The schema was perfect until it wasn’t. A single request arrived that needed a new column, and the whole pipeline stalled. Databases hate surprises, but production deadlines don’t care.
Adding a new column should be simple. It often isn’t. The wrong approach locks tables, spikes CPU, or breaks downstream services. The right approach depends on table size, traffic patterns, and your tolerance for risk.
Start with intent. Define exactly what data the new column will hold. Set the data type with discipline — match precision to use case. Avoid NULL defaults unless they are truly part of the model. Every decision here affects storage, indexing, and query plans.
For small tables, an ALTER TABLE ADD COLUMN with a default can run instantly. For large, high-traffic tables, this is dangerous. Use a phased migration:
- Add the column without a default.
- Backfill in small batches to avoid locking.
- Add constraints or defaults after backfill is complete.
If you use PostgreSQL, remember that adding a column without a default is fast because it only updates the table schema, not the rows. For MySQL, check your engine — InnoDB can handle certain column additions online, others cannot. Always test migrations in staging with realistic data volume.

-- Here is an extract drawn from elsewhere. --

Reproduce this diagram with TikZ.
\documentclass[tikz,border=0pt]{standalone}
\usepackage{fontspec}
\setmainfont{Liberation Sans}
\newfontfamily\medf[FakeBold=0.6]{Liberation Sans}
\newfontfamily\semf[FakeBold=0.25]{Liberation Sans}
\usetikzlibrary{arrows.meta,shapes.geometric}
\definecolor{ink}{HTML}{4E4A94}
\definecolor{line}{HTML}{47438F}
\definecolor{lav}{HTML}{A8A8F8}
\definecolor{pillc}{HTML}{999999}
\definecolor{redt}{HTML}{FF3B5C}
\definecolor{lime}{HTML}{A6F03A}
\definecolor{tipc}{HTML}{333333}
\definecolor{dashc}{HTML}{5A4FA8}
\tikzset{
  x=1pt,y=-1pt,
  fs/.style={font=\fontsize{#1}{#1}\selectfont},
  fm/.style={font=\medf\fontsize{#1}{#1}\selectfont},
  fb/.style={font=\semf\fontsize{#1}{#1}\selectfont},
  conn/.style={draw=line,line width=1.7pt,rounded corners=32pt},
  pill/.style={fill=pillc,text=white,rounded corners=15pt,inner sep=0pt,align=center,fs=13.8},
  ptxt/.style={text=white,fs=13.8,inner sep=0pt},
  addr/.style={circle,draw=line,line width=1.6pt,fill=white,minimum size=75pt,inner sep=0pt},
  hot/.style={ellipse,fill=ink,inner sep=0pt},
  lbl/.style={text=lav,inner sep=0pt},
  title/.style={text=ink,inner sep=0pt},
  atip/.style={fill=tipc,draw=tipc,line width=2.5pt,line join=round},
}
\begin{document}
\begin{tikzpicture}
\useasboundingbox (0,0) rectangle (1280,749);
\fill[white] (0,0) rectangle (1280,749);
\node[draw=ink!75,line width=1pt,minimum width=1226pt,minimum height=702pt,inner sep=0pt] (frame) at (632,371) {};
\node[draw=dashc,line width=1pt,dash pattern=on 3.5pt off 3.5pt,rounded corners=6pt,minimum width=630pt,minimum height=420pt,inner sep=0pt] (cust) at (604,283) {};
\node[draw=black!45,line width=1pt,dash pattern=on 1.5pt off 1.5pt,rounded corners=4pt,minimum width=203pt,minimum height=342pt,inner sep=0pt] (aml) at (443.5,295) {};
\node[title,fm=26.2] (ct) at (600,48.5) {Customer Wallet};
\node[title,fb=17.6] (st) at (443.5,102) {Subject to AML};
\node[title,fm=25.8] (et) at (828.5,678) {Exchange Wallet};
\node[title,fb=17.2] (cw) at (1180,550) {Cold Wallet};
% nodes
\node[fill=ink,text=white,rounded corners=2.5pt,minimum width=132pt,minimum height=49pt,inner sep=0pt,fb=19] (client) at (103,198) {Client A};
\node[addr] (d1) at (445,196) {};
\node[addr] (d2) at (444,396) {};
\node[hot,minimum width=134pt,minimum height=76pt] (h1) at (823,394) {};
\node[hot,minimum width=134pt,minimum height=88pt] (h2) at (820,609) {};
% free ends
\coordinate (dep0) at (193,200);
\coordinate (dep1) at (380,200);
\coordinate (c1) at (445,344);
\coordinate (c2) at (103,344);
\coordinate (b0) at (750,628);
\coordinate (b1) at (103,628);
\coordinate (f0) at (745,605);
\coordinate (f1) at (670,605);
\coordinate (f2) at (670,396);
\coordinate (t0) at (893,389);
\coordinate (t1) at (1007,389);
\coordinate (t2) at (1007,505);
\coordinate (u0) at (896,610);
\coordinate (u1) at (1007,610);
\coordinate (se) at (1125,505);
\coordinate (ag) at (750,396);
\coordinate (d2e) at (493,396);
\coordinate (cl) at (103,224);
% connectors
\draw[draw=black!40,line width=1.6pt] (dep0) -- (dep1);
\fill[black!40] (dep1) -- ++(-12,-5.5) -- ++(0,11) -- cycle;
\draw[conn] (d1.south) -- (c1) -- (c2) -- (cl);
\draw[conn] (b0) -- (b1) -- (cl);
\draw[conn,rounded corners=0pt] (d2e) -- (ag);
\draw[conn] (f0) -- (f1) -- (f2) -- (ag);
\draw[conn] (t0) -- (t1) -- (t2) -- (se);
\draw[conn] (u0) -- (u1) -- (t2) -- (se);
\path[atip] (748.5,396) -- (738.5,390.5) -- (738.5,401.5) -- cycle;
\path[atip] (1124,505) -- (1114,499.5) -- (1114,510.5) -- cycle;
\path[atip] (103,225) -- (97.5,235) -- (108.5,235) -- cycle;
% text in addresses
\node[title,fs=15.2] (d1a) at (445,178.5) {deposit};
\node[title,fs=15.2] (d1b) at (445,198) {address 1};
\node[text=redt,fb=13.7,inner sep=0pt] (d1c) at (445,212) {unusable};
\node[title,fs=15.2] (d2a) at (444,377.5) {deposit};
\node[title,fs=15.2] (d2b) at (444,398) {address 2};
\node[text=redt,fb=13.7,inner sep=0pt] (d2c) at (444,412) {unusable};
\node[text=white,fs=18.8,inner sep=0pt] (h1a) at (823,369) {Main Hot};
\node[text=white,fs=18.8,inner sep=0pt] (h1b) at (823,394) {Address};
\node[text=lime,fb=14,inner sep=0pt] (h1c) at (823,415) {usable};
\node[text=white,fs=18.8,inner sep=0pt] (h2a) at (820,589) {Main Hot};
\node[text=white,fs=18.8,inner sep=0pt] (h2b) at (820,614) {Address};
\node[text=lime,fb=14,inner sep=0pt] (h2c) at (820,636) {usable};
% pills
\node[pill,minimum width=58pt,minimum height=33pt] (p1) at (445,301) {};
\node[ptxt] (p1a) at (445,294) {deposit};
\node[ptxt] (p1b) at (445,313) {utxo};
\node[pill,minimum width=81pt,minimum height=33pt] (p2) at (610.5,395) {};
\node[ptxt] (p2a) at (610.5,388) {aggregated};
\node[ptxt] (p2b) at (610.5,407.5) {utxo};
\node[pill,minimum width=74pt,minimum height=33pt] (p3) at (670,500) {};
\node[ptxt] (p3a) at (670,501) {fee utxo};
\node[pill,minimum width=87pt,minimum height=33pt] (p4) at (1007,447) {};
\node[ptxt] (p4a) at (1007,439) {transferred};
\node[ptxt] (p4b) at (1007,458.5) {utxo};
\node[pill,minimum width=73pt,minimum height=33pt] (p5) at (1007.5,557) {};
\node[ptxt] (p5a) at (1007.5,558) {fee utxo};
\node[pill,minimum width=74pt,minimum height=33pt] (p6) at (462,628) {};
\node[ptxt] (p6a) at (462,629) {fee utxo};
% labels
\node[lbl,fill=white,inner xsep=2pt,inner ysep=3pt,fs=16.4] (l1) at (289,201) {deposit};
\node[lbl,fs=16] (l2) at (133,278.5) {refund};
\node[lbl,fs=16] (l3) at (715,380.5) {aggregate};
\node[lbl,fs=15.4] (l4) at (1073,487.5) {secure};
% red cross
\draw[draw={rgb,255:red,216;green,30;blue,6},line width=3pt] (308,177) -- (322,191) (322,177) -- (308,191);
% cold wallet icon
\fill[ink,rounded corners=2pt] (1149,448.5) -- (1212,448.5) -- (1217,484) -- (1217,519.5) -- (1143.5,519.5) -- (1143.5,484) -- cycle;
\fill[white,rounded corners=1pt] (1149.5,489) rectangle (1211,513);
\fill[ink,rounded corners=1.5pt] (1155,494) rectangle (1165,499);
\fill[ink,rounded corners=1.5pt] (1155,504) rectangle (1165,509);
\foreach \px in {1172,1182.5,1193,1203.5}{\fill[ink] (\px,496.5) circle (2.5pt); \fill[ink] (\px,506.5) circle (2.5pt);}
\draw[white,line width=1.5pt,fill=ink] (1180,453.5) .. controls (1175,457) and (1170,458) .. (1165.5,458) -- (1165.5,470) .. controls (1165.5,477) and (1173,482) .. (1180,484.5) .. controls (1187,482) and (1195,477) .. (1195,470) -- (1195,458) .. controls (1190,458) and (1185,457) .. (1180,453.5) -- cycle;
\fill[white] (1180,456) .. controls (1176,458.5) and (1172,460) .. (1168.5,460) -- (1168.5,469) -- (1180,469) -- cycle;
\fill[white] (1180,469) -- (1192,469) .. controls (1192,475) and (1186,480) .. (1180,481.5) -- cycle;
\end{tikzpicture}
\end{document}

Index strategy matters. Do not create an index at the same time you add the column on a huge table. Add it afterward, asynchronously, to prevent long lock times. Monitor performance during the rollout, not after.
Automated migration tools like Flyway, Liquibase, or Prisma Migrate can help track schema changes, but they do not replace thinking about production safety. Review every migration as if it could take the system down — because sometimes it will.
A new column sounds small. It isn’t. Schema changes are code changes, data changes, and operational changes combined. Treat them with respect and precision.